● Exercise: Skip all pictures, then copy the lines from the start of the data through the line with "(cl1) at (7,13)", keeping both ends.

● Supplied information:
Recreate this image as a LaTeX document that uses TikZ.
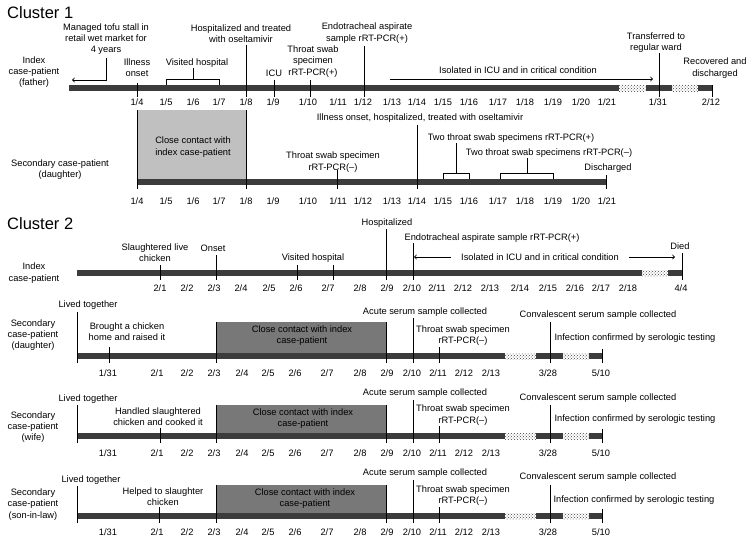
\documentclass[tikz,border=0pt]{standalone}
\usepackage{fontspec}
\setmainfont{Liberation Sans}
\usetikzlibrary{patterns}
\definecolor{barcol}{HTML}{3C3C3C}
\definecolor{lightbox}{HTML}{C0C0C0}
\definecolor{darkbox}{HTML}{787878}
\newcommand\txtsize{\fontsize{9.3}{11.2}\selectfont}

\begin{document}
\begin{tikzpicture}[x=1pt, y=-1pt,
  lbl/.style={font=\txtsize, inner sep=0pt, align=center},
  title/.style={font=\fontsize{16.5}{18}\selectfont, inner sep=0pt, anchor=west},
  tick/.style={line width=0.9pt},
  bar/.style={fill=barcol},
  gap/.style={pattern=crosshatch dots, pattern color=black!75}]

        \useasboundingbox (0,0) rectangle (750,546);

        % Cluster 1
        \node[title] (cl1) at (7,13) {Cluster 1};

        % Index case-patient (father)
        \node[lbl] (fa) at (34,72) {Index\\case-patient\\(father)};
        \fill[bar] (69,85) rectangle (619,91);
        \fill[gap] (619,85) rectangle (646,91);
        \fill[bar] (646,85) rectangle (672,91);
        \fill[gap] (672,85) rectangle (698,91);
        \fill[bar] (698,85) rectangle (712,91);

        \node[lbl] (tofu) at (106,39) {Managed tofu stall in\\retail wet market for\\4 years};
        \coordinate (tofuend) at (72,80);
        \draw[tick, ->] (tofu.south) ++(0,3) |- (tofuend);

        \node[lbl] (onset1) at (137,67.5) {Illness\\onset};
        \node[lbl] (visit1) at (197,63) {Visited hospital};
        \node[lbl] (hosp1) at (241,33.5) {Hospitalized and treated\\with oseltamivir};
        \node[lbl] (icu1) at (274,73) {ICU};
        \node[lbl] (swab1) at (313,61.5) {Throat swab\\specimen\\rRT-PCR(+)};
        \node[lbl] (endo1) at (367,33) {Endotracheal aspirate\\sample rRT-PCR(+)};
        \node[lbl] (iso1) at (518,70) {Isolated in ICU and in critical condition};
        \node[lbl] (ward1) at (656,42.5) {Transferred to\\regular ward};
        \node[lbl] (recov1) at (715,68) {Recovered and\\discharged};

        \draw[tick] (137,83) -- (137,97);
        \draw[tick] (166,85) -- (166,79) -- (219,79) -- (219,85);
        \draw[tick] (193,68) -- (193,79);
        \draw[tick] (246,45) -- (246,97);
        \draw[tick] (274,80) -- (274,97);
        \draw[tick] (310,80) -- (310,97);
        \draw[tick] (364,46) -- (364,97);
        \draw[tick, ->] (390,79) -- (653,79);
        \draw[tick] (659,53) -- (659,97);
        \draw[tick] (712,85) -- (712,97);

        \foreach \x/\m/\dd in {137/1/4, 166/1/5, 193/1/6, 219/1/7, 246/1/8, 273/1/9,
            308/1/10, 338/1/11, 363/1/12, 392/1/13, 417/1/14, 443/1/15, 469/1/16,
            498/1/17, 525/1/18, 553/1/19, 581/1/20, 607/1/21, 658/1/31, 711/2/12}
            \node[lbl] (fd\x) at (\x,102) {\m/\dd};

        % Secondary case-patient (daughter)
        \node[lbl] (da) at (60,169.5) {Secondary case-patient\\(daughter)};
        \fill[lightbox] (137,110) rectangle (246,179);
        \node[lbl] (cc1) at (193,147) {Close contact with\\index case-patient};
        \fill[bar] (137,179) rectangle (606,185);

        \node[lbl] (ill1) at (420,118) {Illness onset, hospitalized, treated with oseltamivir};
        \node[lbl] (swab2) at (333,162) {Throat swab specimen\\rRT-PCR(–)};
        \node[lbl] (twop) at (511,138) {Two throat swab specimens rRT-PCR(+)};
        \node[lbl] (twon) at (549,153) {Two throat swab specimens rRT-PCR(–)};
        \node[lbl] (disc1) at (608,168) {Discharged};

        \draw[tick] (137,110) -- (137,189);
        \draw[tick] (246,110) -- (246,189);
        \draw[tick] (337,170) -- (337,189);
        \draw[tick] (417,125) -- (417,189);
        \draw[tick] (443,179) -- (443,173) -- (469,173) -- (469,179);
        \draw[tick] (456,143) -- (456,173);
        \draw[tick] (500,179) -- (500,173) -- (553,173) -- (553,179);
        \draw[tick] (527,158) -- (527,173);
        \draw[tick] (606,175) -- (606,189);

        \foreach \x/\m/\dd in {137/1/4, 166/1/5, 193/1/6, 219/1/7, 246/1/8, 273/1/9,
            308/1/10, 338/1/11, 363/1/12, 392/1/13, 417/1/14, 443/1/15, 469/1/16,
            498/1/17, 525/1/18, 553/1/19, 581/1/20, 607/1/21}
            \node[lbl] (dd\x) at (\x,201) {\m/\dd};

        % Cluster 2
        \node[title] (cl2) at (7,224) {Cluster 2};

        % Index case-patient
        \node[lbl] (ix) at (34,273) {Index\\case-patient};
        \fill[bar] (77,270) rectangle (642,276);
        \fill[gap] (642,270) rectangle (668,276);
        \fill[bar] (668,270) rectangle (682,276);

        \node[lbl] (slau) at (155,253) {Slaughtered live\\chicken};
        \node[lbl] (onset2) at (213,248) {Onset};
        \node[lbl] (visit2) at (313,258) {Visited hospital};
        \node[lbl] (hosp2) at (387,223) {Hospitalized};
        \node[lbl] (endo2) at (492,238) {Endotracheal aspirate sample rRT-PCR(+)};
        \node[lbl] (iso2) at (540,257) {Isolated in ICU and in critical condition};
        \node[lbl] (died) at (680,246) {Died};

        \draw[tick] (160,265) -- (160,280);
        \draw[tick] (216,255) -- (216,280);
        \draw[tick] (297,265) -- (297,280);
        \draw[tick] (333,265) -- (333,280);
        \draw[tick] (386,229) -- (386,280);
        \draw[tick] (413,243) -- (413,280);
        \draw[tick] (682,253) -- (682,280);
        \draw[tick, ->] (iso2.west) ++(-10,0) -- (414,257);
        \draw[tick, ->] (iso2.east) ++(10,0) -- (675,257);

        \foreach \x/\m/\dd in {160/2/1, 187/2/2, 214/2/3, 241/2/4, 269/2/5, 296/2/6,
            328/2/7, 360/2/8, 387/2/9, 412/2/10, 437/2/11, 463/2/12, 490/2/13,
            520/2/14, 548/2/15, 575/2/16, 601/2/17, 628/2/18, 681/4/4}
            \node[lbl] (id\x) at (\x,288) {\m/\dd};

        % Secondary case-patients: boxes and bars
        \fill[darkbox] (216,322) rectangle (386,353);
        \fill[darkbox] (216,405) rectangle (386,433);
        \fill[darkbox] (216,485) rectangle (386,513);
        \foreach \yb in {353,433,513} {
            \fill[bar] (77,\yb) rectangle (505,\yb+6);
            \fill[gap] (505,\yb) rectangle (536,\yb+6);
            \fill[bar] (536,\yb) rectangle (563,\yb+6);
            \fill[gap] (563,\yb) rectangle (589,\yb+6);
            \fill[bar] (589,\yb) rectangle (602,\yb+6);
        }

        % (daughter)
        \node[lbl] (sd) at (33,335) {Secondary\\case-patient\\(daughter)};
        \node[lbl] (livd) at (88,305) {Lived together};
        \node[lbl] (brought) at (127,332) {Brought a chicken\\home and raised it};
        \node[lbl] (ccd) at (302,335.5) {Close contact with index\\case-patient};
        \node[lbl] (acd) at (425,312) {Acute serum sample collected};
        \node[lbl] (swd) at (463,335.5) {Throat swab specimen\\rRT-PCR(–)};
        \node[lbl] (cvd) at (598,315) {Convalescent serum sample collected};
        \node[lbl] (infd) at (635,338) {Infection confirmed by serologic testing};

        \draw[tick] (77,312) -- (77,363);
        \draw[tick] (109,347) -- (109,363);
        \draw[tick] (216,322) -- (216,363);
        \draw[tick] (386,322) -- (386,363);
        \draw[tick] (413,318) -- (413,363);
        \draw[tick] (439,347) -- (439,363);
        \draw[tick] (550,322) -- (550,363);
        \draw[tick] (602,349) -- (602,363);

        % (wife)
        \node[lbl] (sw) at (33,427) {Secondary\\case-patient\\(wife)};
        \node[lbl] (livw) at (88,399) {Lived together};
        \node[lbl] (handled) at (158,416.5) {Handled slaughtered\\chicken and cooked it};
        \node[lbl] (ccw) at (303,418.5) {Close contact with index\\case-patient};
        \node[lbl] (acw) at (425,393) {Acute serum sample collected};
        \node[lbl] (sww) at (463,415) {Throat swab specimen\\rRT-PCR(–)};
        \node[lbl] (cvw) at (598,398) {Convalescent serum sample collected};
        \node[lbl] (infw) at (635,419) {Infection confirmed by serologic testing};

        \draw[tick] (77,405) -- (77,443);
        \draw[tick] (160,428) -- (160,443);
        \draw[tick] (216,405) -- (216,443);
        \draw[tick] (386,405) -- (386,443);
        \draw[tick] (413,400) -- (413,443);
        \draw[tick] (439,426) -- (439,443);
        \draw[tick] (550,405) -- (550,443);
        \draw[tick] (602,429) -- (602,443);

        % (son-in-law)
        \node[lbl] (ss) at (33,504.5) {Secondary\\case-patient\\(son-in-law)};
        \node[lbl] (livs) at (91,480) {Lived together};
        \node[lbl] (helped) at (163,497) {Helped to slaughter\\chicken};
        \node[lbl] (ccs) at (305,498.5) {Close contact with index\\case-patient};
        \node[lbl] (acs) at (425,473) {Acute serum sample collected};
        \node[lbl] (sws) at (463,495.5) {Throat swab specimen\\rRT-PCR(–)};
        \node[lbl] (cvs) at (598,477) {Convalescent serum sample collected};
        \node[lbl] (infs) at (634,500) {Infection confirmed by serologic testing};

        \draw[tick] (77,486) -- (77,523);
        \draw[tick] (159,507) -- (159,523);
        \draw[tick] (216,485) -- (216,523);
        \draw[tick] (386,485) -- (386,523);
        \draw[tick] (413,480) -- (413,523);
        \draw[tick] (439,507) -- (439,523);
        \draw[tick] (550,485) -- (550,523);
        \draw[tick] (602,509) -- (602,523);

        \foreach \yy in {373,453,532}
            \foreach \x/\m/\dd in {108/1/31, 157/2/1, 187/2/2, 214/2/3, 242/2/4,
                268/2/5, 295/2/6, 327/2/7, 360/2/8, 387/2/9, 412/2/10, 438/2/11,
                464/2/12, 491/2/13, 548/3/28, 601/5/10}
                \node[lbl] (s\yy-\x) at (\x,\yy) {\m/\dd};

    \end{tikzpicture}
\end{document}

● Reply:
Recreate this image as a LaTeX document that uses TikZ.
\documentclass[tikz,border=0pt]{standalone}
\usepackage{fontspec}
\setmainfont{Liberation Sans}
\usetikzlibrary{patterns}
\definecolor{barcol}{HTML}{3C3C3C}
\definecolor{lightbox}{HTML}{C0C0C0}
\definecolor{darkbox}{HTML}{787878}
\newcommand\txtsize{\fontsize{9.3}{11.2}\selectfont}

\begin{document}
\begin{tikzpicture}[x=1pt, y=-1pt,
  lbl/.style={font=\txtsize, inner sep=0pt, align=center},
  title/.style={font=\fontsize{16.5}{18}\selectfont, inner sep=0pt, anchor=west},
  tick/.style={line width=0.9pt},
  bar/.style={fill=barcol},
  gap/.style={pattern=crosshatch dots, pattern color=black!75}]

        \useasboundingbox (0,0) rectangle (750,546);

        % Cluster 1
        \node[title] (cl1) at (7,13) {Cluster 1};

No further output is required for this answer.